Begin Data excerpts
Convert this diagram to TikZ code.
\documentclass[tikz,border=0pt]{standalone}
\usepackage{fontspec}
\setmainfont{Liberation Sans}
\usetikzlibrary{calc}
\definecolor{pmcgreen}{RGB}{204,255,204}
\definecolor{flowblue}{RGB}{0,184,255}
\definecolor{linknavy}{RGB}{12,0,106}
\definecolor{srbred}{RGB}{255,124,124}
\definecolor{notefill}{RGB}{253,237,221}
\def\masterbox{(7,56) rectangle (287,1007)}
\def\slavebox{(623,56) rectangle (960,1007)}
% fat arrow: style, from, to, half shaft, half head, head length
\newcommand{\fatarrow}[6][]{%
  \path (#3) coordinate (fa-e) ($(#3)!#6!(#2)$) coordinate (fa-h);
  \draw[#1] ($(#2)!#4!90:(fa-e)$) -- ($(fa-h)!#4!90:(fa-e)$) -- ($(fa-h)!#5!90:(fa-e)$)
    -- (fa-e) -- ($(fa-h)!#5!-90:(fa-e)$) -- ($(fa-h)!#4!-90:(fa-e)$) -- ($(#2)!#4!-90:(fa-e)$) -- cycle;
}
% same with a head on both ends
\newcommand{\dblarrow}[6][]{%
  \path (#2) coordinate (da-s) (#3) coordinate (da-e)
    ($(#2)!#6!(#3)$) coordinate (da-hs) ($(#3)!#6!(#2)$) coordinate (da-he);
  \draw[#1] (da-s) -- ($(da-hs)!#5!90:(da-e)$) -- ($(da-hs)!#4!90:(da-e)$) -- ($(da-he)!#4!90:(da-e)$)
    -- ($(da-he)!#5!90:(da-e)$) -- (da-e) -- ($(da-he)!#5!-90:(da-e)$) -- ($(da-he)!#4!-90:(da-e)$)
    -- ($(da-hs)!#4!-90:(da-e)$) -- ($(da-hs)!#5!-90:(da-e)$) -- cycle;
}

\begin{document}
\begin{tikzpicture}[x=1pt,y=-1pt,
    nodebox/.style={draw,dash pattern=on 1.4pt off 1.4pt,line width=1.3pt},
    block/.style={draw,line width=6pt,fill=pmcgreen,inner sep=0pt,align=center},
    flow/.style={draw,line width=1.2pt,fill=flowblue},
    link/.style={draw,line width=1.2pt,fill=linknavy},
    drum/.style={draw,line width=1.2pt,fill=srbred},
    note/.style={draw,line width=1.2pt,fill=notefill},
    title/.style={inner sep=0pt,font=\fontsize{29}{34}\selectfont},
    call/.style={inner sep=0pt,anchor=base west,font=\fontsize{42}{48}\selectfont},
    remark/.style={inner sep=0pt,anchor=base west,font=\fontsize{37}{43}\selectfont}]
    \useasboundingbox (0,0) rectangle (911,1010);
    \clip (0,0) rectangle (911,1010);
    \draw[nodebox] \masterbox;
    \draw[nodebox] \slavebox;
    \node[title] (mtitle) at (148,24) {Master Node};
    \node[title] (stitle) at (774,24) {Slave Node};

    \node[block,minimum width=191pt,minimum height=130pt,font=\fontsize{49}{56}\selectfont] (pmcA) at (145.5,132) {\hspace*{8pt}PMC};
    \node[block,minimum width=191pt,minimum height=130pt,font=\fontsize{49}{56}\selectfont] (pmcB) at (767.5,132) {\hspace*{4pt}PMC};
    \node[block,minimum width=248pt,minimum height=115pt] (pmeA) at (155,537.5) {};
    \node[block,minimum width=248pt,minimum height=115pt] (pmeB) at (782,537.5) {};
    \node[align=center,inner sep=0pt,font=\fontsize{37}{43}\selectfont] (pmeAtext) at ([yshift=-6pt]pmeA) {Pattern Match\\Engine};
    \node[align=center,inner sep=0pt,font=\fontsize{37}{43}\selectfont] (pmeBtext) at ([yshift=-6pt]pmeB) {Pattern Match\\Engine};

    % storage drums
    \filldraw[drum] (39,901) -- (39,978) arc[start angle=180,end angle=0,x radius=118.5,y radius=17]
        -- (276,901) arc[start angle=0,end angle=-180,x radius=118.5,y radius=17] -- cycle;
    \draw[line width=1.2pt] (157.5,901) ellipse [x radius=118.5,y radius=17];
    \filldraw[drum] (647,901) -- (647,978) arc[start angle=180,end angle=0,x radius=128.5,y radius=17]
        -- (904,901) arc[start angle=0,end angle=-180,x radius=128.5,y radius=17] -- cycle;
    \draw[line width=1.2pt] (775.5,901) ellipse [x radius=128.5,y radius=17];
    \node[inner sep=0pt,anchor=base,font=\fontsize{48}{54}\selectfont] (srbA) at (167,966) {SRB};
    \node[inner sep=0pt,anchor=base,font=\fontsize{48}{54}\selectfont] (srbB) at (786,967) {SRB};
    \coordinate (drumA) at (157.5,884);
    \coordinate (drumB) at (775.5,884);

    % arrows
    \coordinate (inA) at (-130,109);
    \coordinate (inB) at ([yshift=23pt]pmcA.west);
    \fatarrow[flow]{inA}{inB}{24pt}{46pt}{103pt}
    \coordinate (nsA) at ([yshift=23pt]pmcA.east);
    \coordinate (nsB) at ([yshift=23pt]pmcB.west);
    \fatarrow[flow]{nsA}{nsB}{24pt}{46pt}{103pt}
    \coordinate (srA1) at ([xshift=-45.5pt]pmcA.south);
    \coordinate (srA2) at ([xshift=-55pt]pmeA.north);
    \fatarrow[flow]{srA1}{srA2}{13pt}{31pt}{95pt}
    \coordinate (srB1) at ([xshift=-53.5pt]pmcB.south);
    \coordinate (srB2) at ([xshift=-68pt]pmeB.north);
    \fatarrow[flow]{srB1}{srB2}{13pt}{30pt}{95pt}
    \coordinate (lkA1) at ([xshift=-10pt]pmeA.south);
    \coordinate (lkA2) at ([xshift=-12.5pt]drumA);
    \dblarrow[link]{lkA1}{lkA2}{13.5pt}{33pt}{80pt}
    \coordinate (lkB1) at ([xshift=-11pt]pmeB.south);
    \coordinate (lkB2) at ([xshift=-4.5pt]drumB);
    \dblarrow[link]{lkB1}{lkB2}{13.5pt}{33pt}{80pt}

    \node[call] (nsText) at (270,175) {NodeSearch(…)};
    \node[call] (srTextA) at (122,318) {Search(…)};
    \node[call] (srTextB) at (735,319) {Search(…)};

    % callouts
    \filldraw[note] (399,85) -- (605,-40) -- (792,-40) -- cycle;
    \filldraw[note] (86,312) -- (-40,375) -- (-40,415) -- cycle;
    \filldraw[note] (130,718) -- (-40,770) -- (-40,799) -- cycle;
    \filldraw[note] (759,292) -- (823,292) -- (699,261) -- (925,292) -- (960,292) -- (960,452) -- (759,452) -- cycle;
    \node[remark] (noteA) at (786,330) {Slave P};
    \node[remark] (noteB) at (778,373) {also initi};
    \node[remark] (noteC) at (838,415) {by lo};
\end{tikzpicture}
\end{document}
End Data excerpts
Begin Data excerpts
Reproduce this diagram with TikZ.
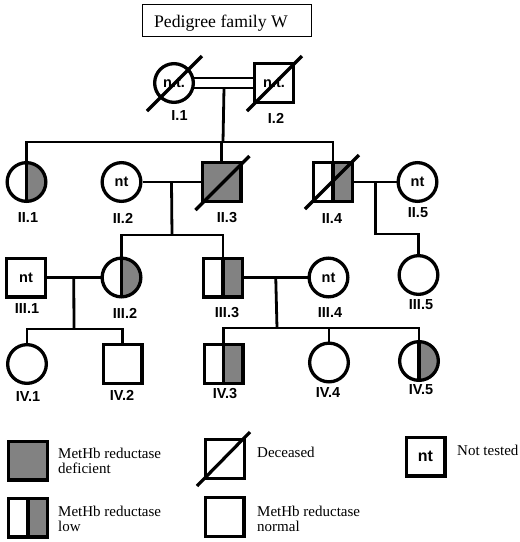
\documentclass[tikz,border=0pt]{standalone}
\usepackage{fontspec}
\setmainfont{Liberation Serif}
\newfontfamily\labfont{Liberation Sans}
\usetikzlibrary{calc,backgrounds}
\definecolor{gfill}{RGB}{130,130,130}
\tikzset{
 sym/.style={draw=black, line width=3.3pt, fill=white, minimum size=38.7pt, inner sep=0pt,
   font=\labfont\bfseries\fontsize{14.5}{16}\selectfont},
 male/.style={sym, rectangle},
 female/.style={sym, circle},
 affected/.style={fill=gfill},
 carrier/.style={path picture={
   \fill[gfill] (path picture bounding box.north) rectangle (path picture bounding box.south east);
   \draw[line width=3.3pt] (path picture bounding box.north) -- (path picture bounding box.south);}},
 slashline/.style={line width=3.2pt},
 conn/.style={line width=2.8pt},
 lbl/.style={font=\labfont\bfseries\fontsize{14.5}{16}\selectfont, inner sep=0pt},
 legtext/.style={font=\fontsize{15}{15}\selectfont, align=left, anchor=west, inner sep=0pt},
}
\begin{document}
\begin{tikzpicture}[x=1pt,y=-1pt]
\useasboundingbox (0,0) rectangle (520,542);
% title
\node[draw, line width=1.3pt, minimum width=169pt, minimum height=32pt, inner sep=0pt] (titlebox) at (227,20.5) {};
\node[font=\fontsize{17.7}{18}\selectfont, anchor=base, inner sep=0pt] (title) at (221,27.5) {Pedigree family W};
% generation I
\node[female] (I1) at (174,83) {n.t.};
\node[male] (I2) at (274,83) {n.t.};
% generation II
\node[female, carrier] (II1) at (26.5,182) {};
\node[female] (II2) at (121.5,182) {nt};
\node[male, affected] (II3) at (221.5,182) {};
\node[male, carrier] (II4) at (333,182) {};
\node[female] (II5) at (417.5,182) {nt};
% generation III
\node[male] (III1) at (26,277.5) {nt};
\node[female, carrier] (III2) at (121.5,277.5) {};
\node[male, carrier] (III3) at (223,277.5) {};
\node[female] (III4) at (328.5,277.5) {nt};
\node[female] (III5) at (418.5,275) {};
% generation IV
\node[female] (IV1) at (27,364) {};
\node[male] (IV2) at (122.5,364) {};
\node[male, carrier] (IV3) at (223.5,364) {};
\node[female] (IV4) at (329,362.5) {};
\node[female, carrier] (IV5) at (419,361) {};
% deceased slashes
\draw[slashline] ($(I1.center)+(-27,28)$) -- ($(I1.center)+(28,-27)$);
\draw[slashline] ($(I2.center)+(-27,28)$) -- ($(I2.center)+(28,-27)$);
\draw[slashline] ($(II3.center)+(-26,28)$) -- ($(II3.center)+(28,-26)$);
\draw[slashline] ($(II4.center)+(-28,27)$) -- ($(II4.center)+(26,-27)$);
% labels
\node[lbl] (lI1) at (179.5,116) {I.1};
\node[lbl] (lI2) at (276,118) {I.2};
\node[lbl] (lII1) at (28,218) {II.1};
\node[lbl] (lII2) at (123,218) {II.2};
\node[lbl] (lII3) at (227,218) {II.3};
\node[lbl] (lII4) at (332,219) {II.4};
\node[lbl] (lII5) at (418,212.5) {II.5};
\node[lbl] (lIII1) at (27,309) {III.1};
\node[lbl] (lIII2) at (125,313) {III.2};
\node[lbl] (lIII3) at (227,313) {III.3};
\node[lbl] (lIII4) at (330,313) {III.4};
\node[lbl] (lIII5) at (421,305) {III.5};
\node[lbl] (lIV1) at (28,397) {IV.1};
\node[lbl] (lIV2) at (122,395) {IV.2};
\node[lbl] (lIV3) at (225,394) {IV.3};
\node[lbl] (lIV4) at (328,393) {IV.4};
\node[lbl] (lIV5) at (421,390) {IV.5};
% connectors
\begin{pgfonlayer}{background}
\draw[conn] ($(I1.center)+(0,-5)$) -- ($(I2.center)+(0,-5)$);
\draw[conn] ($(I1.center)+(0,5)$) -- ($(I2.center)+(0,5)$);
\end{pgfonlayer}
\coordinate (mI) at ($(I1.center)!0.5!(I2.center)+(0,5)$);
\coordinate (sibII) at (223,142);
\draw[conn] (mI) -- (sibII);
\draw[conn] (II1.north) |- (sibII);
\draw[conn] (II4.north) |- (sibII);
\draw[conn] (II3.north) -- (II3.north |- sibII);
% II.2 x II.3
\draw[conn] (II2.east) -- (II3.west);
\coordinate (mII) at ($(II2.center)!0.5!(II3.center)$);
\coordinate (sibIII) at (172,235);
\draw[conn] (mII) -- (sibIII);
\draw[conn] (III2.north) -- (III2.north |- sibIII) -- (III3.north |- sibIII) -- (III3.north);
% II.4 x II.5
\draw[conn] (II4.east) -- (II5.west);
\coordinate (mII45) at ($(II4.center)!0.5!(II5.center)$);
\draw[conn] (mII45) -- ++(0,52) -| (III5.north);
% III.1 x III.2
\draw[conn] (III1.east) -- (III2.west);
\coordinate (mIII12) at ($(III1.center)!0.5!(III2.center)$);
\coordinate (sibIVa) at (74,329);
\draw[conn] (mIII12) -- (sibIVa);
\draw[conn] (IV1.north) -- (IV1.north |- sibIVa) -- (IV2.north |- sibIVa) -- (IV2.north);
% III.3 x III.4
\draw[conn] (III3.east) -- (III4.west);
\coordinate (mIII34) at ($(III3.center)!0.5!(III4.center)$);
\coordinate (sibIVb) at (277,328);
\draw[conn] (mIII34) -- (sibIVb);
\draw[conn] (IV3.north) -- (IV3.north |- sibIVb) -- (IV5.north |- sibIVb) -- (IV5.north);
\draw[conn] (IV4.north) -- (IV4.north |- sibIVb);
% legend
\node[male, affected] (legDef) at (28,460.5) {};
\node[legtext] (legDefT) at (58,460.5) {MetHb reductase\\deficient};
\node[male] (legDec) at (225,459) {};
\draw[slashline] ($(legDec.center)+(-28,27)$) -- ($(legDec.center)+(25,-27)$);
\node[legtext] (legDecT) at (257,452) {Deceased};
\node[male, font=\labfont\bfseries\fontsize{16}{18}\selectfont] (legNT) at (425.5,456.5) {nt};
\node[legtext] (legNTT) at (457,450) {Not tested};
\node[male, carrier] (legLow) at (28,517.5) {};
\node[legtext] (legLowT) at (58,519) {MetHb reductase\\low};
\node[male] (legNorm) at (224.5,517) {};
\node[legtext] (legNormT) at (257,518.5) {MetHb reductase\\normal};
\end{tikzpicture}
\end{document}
End Data excerpts
[Aim] Every line containing the string "diagram" must be listed.

[Full response]
Convert this diagram to TikZ code.
Reproduce this diagram with TikZ.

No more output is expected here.